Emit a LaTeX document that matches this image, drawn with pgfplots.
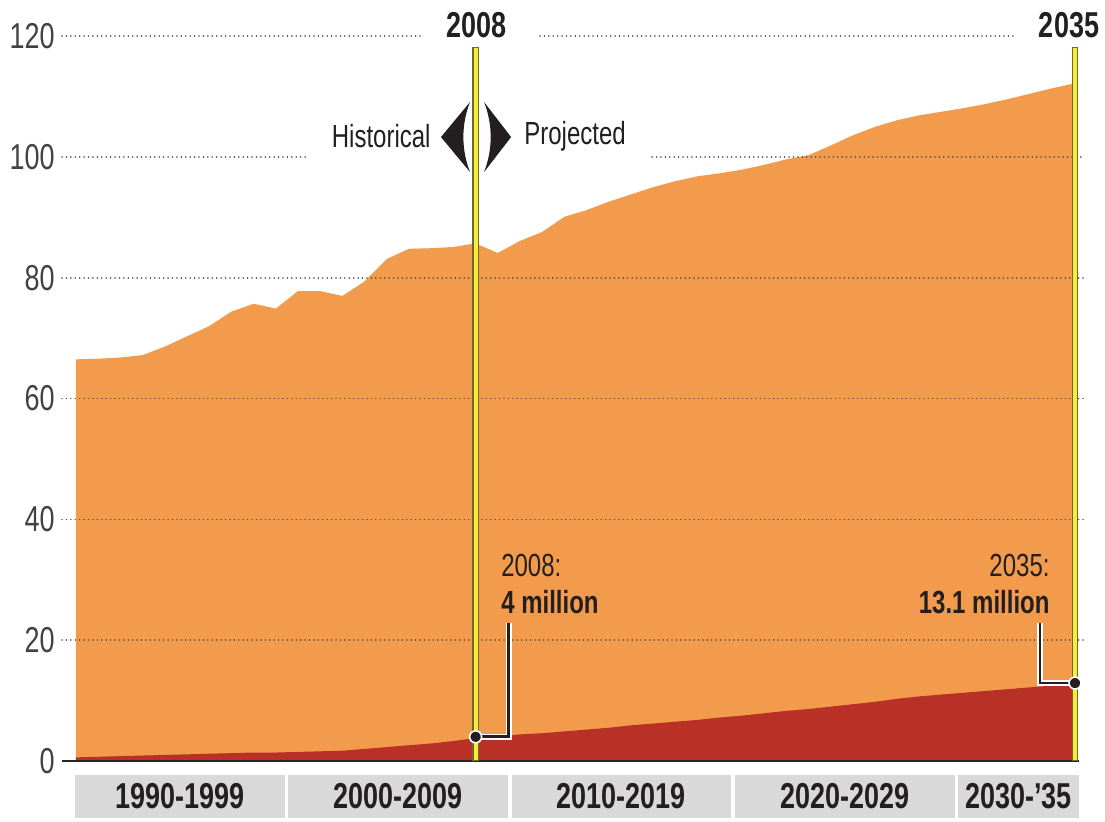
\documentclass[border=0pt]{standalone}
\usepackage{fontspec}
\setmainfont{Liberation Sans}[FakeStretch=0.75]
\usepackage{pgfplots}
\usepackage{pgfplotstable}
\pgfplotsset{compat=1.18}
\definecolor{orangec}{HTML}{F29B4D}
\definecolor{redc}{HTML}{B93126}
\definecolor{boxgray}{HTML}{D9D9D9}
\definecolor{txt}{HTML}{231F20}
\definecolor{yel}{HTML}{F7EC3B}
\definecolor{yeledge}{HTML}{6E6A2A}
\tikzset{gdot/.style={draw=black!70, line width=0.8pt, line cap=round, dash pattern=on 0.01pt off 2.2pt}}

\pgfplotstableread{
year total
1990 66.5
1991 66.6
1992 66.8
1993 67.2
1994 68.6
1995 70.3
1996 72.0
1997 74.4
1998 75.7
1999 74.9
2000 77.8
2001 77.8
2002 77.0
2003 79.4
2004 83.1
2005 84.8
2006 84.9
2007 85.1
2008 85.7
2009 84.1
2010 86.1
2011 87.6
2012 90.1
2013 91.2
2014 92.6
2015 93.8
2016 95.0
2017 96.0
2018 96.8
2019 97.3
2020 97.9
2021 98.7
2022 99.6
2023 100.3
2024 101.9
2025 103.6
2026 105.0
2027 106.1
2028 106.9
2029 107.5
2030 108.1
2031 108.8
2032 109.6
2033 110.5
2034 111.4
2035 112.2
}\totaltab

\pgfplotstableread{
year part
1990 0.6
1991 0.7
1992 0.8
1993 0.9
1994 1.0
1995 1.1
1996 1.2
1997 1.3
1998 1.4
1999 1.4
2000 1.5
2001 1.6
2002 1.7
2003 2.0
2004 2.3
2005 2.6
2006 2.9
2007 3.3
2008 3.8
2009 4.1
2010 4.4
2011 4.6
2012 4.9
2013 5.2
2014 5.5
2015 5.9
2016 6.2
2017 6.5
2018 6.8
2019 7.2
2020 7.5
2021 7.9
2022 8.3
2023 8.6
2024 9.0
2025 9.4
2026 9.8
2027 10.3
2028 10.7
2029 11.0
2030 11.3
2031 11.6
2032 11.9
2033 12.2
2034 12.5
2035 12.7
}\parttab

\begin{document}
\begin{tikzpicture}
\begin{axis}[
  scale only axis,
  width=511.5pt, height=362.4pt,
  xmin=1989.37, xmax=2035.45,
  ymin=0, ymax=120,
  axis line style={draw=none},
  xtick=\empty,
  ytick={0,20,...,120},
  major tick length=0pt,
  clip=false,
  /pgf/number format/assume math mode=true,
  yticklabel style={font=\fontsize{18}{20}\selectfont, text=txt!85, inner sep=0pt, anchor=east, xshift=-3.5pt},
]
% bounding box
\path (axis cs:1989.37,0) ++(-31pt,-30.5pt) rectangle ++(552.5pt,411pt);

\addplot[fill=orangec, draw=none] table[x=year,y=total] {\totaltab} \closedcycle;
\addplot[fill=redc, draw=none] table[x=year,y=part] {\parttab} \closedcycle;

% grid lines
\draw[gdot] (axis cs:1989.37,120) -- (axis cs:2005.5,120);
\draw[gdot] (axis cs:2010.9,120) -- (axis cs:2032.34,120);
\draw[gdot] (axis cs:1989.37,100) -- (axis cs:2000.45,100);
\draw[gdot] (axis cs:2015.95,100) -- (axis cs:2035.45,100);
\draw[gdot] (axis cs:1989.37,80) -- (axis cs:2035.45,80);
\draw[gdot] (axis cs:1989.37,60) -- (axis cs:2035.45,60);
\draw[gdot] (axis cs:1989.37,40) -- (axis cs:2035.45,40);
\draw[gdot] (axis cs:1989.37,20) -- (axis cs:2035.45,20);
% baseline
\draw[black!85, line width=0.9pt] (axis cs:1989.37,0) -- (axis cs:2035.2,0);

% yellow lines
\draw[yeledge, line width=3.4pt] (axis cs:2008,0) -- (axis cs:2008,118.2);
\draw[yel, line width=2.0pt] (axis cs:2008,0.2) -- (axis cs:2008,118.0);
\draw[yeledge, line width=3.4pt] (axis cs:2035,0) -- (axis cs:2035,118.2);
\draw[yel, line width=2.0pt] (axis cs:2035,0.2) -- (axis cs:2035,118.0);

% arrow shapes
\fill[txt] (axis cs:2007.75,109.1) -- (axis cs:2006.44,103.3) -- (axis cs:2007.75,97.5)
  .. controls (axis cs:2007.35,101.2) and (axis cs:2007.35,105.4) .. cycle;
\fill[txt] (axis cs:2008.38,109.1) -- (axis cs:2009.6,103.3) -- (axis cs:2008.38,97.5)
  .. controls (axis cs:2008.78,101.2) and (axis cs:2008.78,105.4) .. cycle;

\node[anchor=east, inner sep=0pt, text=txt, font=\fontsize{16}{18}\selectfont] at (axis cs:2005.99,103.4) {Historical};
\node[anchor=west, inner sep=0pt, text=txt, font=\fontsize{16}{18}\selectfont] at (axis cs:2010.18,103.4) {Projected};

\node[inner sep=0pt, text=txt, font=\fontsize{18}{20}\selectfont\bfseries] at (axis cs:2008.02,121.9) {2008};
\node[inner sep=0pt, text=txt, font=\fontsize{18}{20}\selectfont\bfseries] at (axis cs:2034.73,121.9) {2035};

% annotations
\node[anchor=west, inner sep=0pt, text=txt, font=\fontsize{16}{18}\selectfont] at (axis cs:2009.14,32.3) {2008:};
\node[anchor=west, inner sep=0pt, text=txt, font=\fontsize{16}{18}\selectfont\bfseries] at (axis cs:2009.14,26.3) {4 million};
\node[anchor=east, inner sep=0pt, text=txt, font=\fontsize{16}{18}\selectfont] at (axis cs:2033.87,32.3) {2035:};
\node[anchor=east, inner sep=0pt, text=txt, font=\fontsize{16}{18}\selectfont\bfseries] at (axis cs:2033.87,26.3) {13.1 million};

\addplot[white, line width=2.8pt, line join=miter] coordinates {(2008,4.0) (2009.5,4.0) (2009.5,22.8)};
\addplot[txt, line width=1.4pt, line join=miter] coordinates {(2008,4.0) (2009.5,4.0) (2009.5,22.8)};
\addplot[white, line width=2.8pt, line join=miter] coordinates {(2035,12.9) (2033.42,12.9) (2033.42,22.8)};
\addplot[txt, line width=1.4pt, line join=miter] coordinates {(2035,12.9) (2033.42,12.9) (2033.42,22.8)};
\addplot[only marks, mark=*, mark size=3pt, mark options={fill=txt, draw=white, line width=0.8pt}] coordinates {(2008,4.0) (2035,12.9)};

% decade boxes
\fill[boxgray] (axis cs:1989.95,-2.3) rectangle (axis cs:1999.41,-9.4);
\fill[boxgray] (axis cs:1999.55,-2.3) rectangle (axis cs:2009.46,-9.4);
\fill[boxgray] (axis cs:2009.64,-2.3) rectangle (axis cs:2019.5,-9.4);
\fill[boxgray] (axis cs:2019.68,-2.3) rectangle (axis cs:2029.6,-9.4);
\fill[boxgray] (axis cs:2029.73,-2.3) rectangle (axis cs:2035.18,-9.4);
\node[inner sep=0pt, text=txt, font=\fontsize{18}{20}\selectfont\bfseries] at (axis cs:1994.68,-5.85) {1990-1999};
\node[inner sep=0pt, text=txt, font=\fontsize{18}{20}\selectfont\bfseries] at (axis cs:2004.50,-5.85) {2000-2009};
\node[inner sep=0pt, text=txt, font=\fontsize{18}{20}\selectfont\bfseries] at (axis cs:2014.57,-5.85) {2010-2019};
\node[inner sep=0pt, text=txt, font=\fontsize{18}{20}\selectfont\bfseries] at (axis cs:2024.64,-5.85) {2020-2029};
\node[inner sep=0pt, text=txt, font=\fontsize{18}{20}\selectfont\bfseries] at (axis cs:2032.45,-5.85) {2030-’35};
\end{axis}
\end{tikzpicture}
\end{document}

===

**SET TASK**
Restate the data word for word from its first line through the line with "line width=0.8pt, line", leaving out any picture along the way.

**COMPLETED TASK**
Emit a LaTeX document that matches this image, drawn with pgfplots.
\documentclass[border=0pt]{standalone}
\usepackage{fontspec}
\setmainfont{Liberation Sans}[FakeStretch=0.75]
\usepackage{pgfplots}
\usepackage{pgfplotstable}
\pgfplotsset{compat=1.18}
\definecolor{orangec}{HTML}{F29B4D}
\definecolor{redc}{HTML}{B93126}
\definecolor{boxgray}{HTML}{D9D9D9}
\definecolor{txt}{HTML}{231F20}
\definecolor{yel}{HTML}{F7EC3B}
\definecolor{yeledge}{HTML}{6E6A2A}
\tikzset{gdot/.style={draw=black!70, line width=0.8pt, line cap=round, dash pattern=on 0.01pt off 2.2pt}}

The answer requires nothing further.